The three democrats on the board, Richard Elias, Sharon Bronson, and Ramon Valadez, said little during the entire proceeding, voting exactly as anticipated by County Manager, Chuck Huckelberry. During that discussion, Huckelberry advised Miller that the County was no longer part of the suit. He argued that the Assessor was within his right to bring the suit to which Miller questioned why the Assessor could not pay for the lawyers out of his own budget. Huckelberry stopped smiling and the Board voted to delay the vote until September.
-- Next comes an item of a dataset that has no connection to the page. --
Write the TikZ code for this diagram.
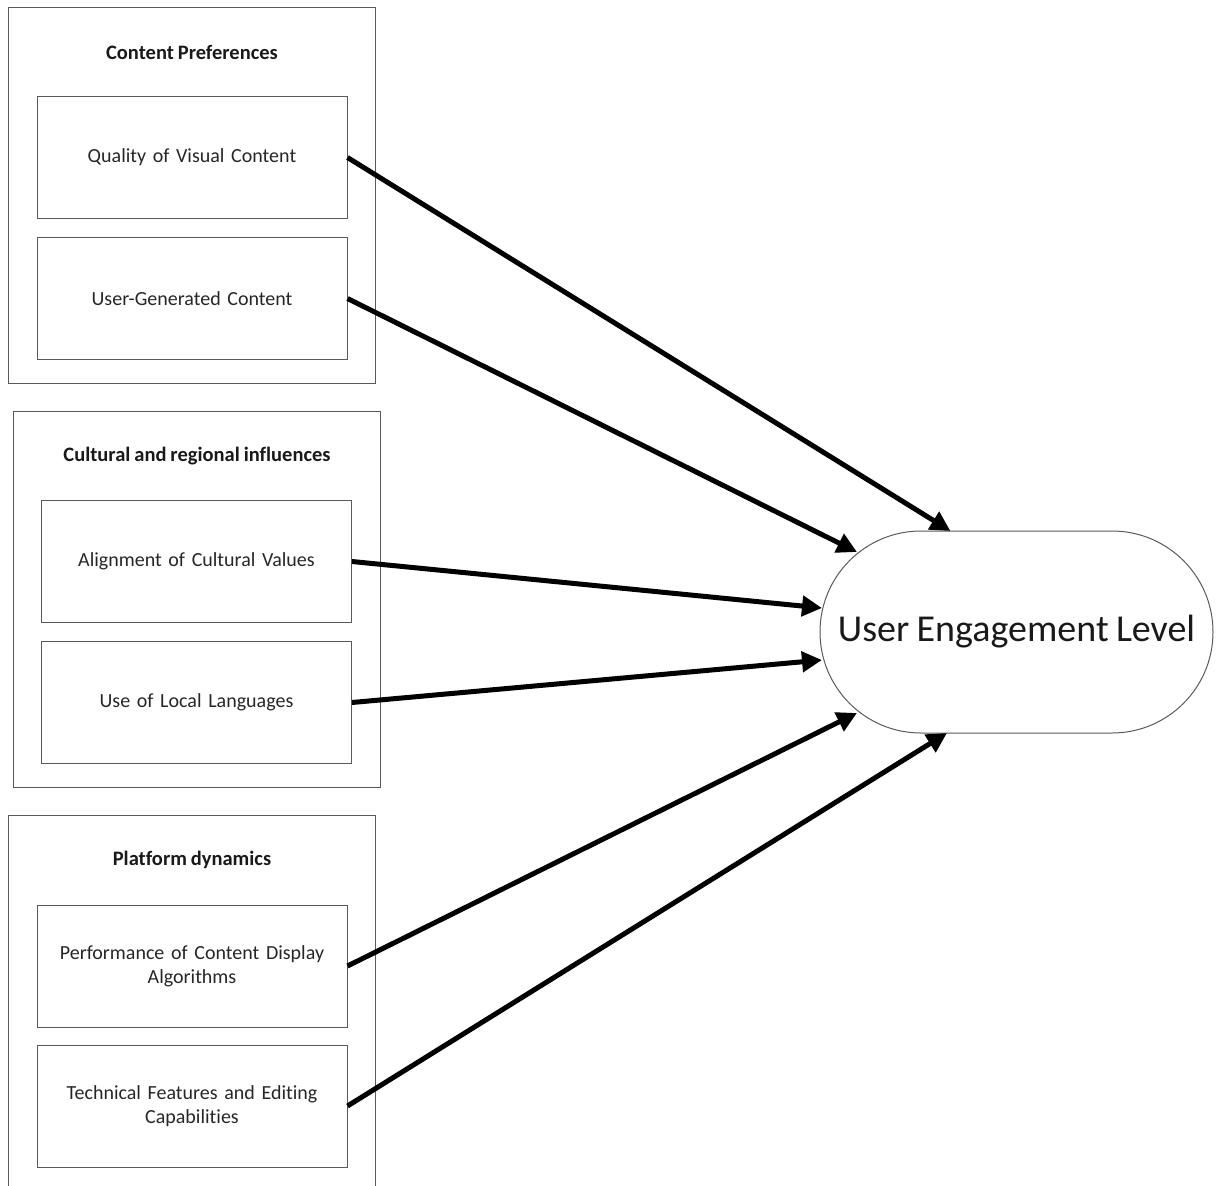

In stark contrast to the actions of Pima County, Maricopa County Board Chairman Andy Kunasek was pleased with the work of his Board members. Two months ago the Maricopa County Board adopted a general fund budget $89 million lower than the previous year. “What we have done is balance the desire to lower property taxes during a time of lingering economic hardship with the increasing needs of the organization, especially criminal justice and law enforcement,” Kunasek said. “It was a good, sound conservative budget and it has resulted in another drop in county taxes for our residents. It was not easy, but it was accomplished.”

Supervisor Clint Hickman, R-Goodyear, echoed that sentiment. “Now, just as the economy is turning positive, it is the right time to relieve our citizens of any additional tax burdens.”

Board member, Steve Chucri said the vote affirmed his highest priority upon taking office – not to raise tax rates. “There was great pressure, given the continued decline in assessed valuation, to raise rates and bring in greater revenues,” he said. “I felt we needed to resist that temptation and take a much closer look at spending cuts before agreeing to any increases. With the help of our good management and budget staff, that goal was accomplished.”

Supervisor Mary Rose Wilcox, D- Phoenix, voted for the proposal but did express reservations. “I do feel we could have adopted a slightly higher rate than we did, one which would not have raised taxes on homeowners, but would have provided about $15 million more to meet our critical needs.” But Wilcox said she appreciated the supervisors’ support for a merit pay increase for county employees, so she decided to support the measure.

“County taxes make up only about 11.7 percent of the average property tax bill,” commented Supervisor Denny Barney of Gilbert. “Because times are still tough for many of our constituents, the Board of Supervisors worked hard this year to reduce its share of the property tax burden.”